- Born: April 7, 1895 Nagylak, Kingdom of Hungary (today Nădlac, Romania)
- Died: February 26, 1976 (aged 80) Taos, New Mexico
- Education: New York School of Fine and Applied Art National Academy of Design Cooper Union The Art Student's League
- Known for: Painting
- Style: Dynamic symmetry
- Movement: Transcendental Painting Group Taos Art Association

= Emil Bisttram =

American painter

Emil Bisttram (1895–1976) was an American artist who lived in New York and Taos, New Mexico, who is known for his modernist work.

==Life and works==

Oil painting "Contemporary Justice and Woman," first floor lobby, Department of Justice, Washington, D.C LCCN2010720193

Emil Bisttram was born in Nagylak, Hungary in 1895 (today Nădlac, Romania). When he was 11 years old, he immigrated with his family to New York City, where they settled on the Lower East Side of Manhattan. He was a talented artist, and after a few years began his schooling at the National Academy of Art and Design, then Cooper Union, Parsons, and The Art Student's League. He began teaching soon after completing school, first at the New York School of Fine and Applied Arts, and then at the Master Institute of the Roerich Museum.

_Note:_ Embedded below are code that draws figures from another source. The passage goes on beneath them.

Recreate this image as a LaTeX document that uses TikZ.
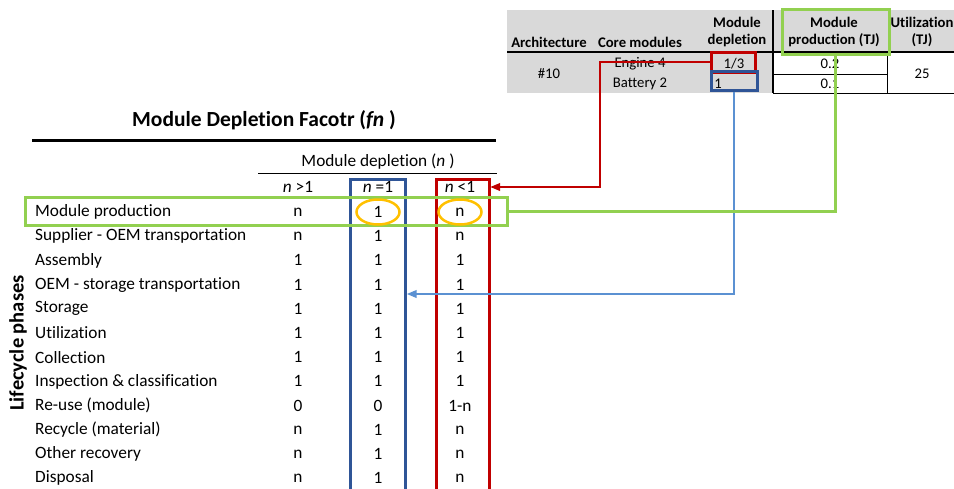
\documentclass[tikz,border=0pt]{standalone}
\usepackage{fontspec}
\setmainfont{Carlito}[Ligatures=NoCommon]
\usetikzlibrary{calc}
\usetikzlibrary{arrows}
\usetikzlibrary{shapes.geometric}
\usepackage{xcolor}
\definecolor{boxred}{RGB}{192,0,0}
\definecolor{boxblue}{RGB}{47,85,151}
\definecolor{lineblue}{RGB}{91,145,210}
\definecolor{boxgreen}{RGB}{146,208,80}
\definecolor{ringorange}{RGB}{255,192,0}
\definecolor{cellgray}{RGB}{217,217,217}

\begin{document}
\begin{tikzpicture}[x=1pt, y=-1pt,
  cell/.style={font=\fontsize{17.3}{20}\selectfont, inner sep=0pt, anchor=center},
  rowlab/.style={font=\fontsize{17.3}{20}\selectfont, inner sep=0pt, anchor=west},
  head/.style={font=\fontsize{14.7}{17}\selectfont\bfseries, inner sep=0pt, align=center},
  small/.style={font=\fontsize{14.7}{17}\selectfont, inner sep=0pt},
  frame/.style={draw=#1, line width=3pt, inner sep=0pt},
  ring/.style={draw=ringorange, line width=2.5pt, ellipse, inner sep=0pt, minimum width=43pt, minimum height=25pt}]
\useasboundingbox (0,0) rectangle (954,488);
% top right table
\fill[cellgray] (507,10) rectangle (954,52);
\fill[cellgray] (507,52) rectangle (773,93);
\draw[black, line width=2pt] (507,52)--(954,52);
\draw[black, line width=2.5pt] (773,10)--(773,93);
\draw[black, thin] (773,93)--(954,93);
\draw[black, thin] (773,74)--(887,74);
\draw[black, thin] (887,52)--(887,93);
\node[head] (harch) at (549,42) {Architecture};
\node[head] (hcore) at (640,42) {Core modules};
\node[head] (hdepl) at (737,32) {Module\\depletion};
\node[head] (hprod) at (834,32) {Module\\production (TJ)};
\node[head] (hutil) at (922,32) {Utilization\\(TJ)};
\node[small] (arch) at (549,74) {\#10};
\node[small] (eng) at (640,64) {Engine 4};
\node[small] (bat) at (640,84) {Battery 2};
\node[small] (dthird) at (734,64) {1/3};
\node[small] (done) at (718,84) {1};
\node[small] (pa) at (830,64) {0.2};
\node[small] (pb) at (830,84) {0.1};
\node[small] (util) at (922,74) {25};
\node[frame=boxred, minimum width=44pt, minimum height=20pt] (thirdbox) at (733,62) {};
\node[frame=boxblue, minimum width=46pt, minimum height=19pt] (onebox) at (734,80.5) {};
\node[frame=boxgreen, minimum width=107pt, minimum height=45pt] (prodbox) at (835.5,31.5) {};
% main table
\node[font=\fontsize{21.5}{25}\selectfont\bfseries, inner sep=0pt] (title) at (264,120) {Module Depletion Facotr (\textit{fn} )};
\draw[black, line width=3pt] (32,140)--(496,140);
\node[cell] (mdep) at (378,162) {Module depletion (\textit{n} )};
\draw[black, thin] (258,173)--(497,173);
\node[cell] (hgt) at (298,187) {\textit{n} >1};
\node[cell] (heq) at (378,187) {\textit{n} =1};
\node[cell] (hlt) at (460,187) {\textit{n} <1};
\foreach \x in {298,378,460} {
 \draw[gray, thin] (\x-37,197)--++(74,0);
}
\foreach \lab/\va/\vb/\vc [count=\i from 0] in {Module production/n/1/n, Supplier - OEM transportation/n/1/n, Assembly/1/1/1, OEM - storage transportation/1/1/1, Storage/1/1/1, Utilization/1/1/1, Collection/1/1/1, Inspection \& classification/1/1/1, Re-use (module)/0/0/1-n, Recycle (material)/n/1/n, Other recovery/n/1/n, Disposal/n/1/n} {
 \node[rowlab] (r\i) at (35,{212+24.2*\i}) {\lab};
 \node[cell] (v\i-1) at (298,{212+24.2*\i}) {\va};
 \node[cell] (v\i-2) at (378,{212+24.2*\i}) {\vb};
 \node[cell] (v\i-3) at (460,{212+24.2*\i}) {\vc};
}
\node[font=\fontsize{20.5}{24}\selectfont\bfseries, inner sep=0pt, rotate=90] (phases) at (18,343) {Lifecycle phases};
\node[frame=boxblue, minimum width=55pt, minimum height=330pt] (eqcol) at (378,344) {};
\node[frame=boxred, minimum width=53pt, minimum height=330pt] (ltcol) at (462.5,344) {};
\node[frame=boxgreen, minimum width=482pt, minimum height=28pt] (prodrow) at (266,211) {};
\node[ring] (ringa) at (v0-2) {};
\node[ring] (ringb) at (v0-3) {};
% connectors
\coordinate (rbend) at (600,187);
\coordinate (bbend) at (734,294);
\draw[boxred, line width=1.2pt, -triangle 45] (thirdbox.west) -| (rbend) -- (ltcol.east |- rbend);
\draw[lineblue, line width=1.2pt, -triangle 45] (onebox.south) -- (bbend) -- (eqcol.east |- bbend);
\draw[boxgreen, line width=3pt] (prodbox.south) |- (prodrow.east);
\end{tikzpicture}
\end{document}
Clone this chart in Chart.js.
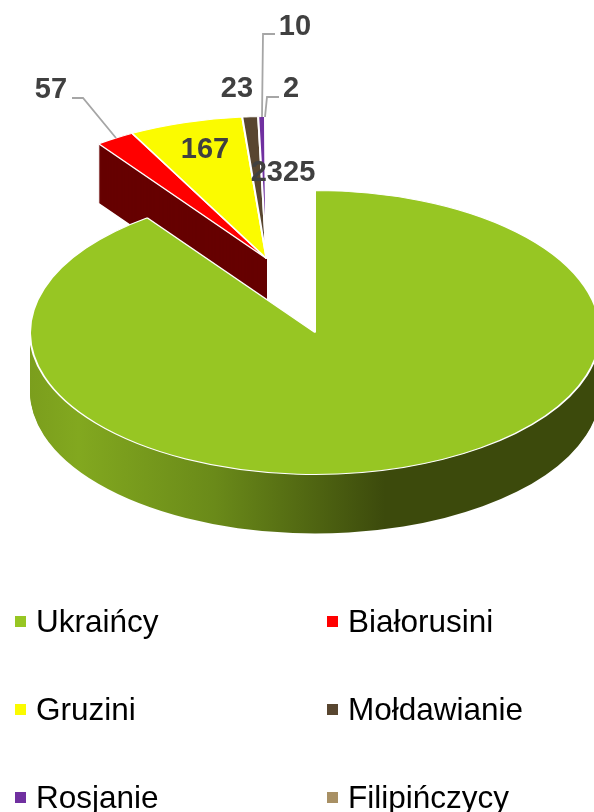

Bisttram first visited Taos in the summer of 1930. He later fell in love with the scenery and moved there. In 1931 he won a Guggenheim Fellowship to study mural painting. The fellowship enabled Bisttram to travel to Mexico where he studied mural painting with the world famous muralist Diego Rivera. During the Great Depression he completed numerous federally supported mural commissions, including at the Robert F. Kennedy Building in Washington D.C., The Taos County Courthouse, New Mexico, and the Federal Courthouse in Roswell, New Mexico. After returning to Taos in 1932, Bistrram started the Heptagon Gallery and the Taos School of Art. In 1938, Bisttram founded the Transcendental Painting Group with Raymond Jonson and several other Santa Fe artists.

In 1952, Bisttram co-founded the Taos Art Association, and later in 1959 won the Grand Prize for painting at the New Mexico State Fair.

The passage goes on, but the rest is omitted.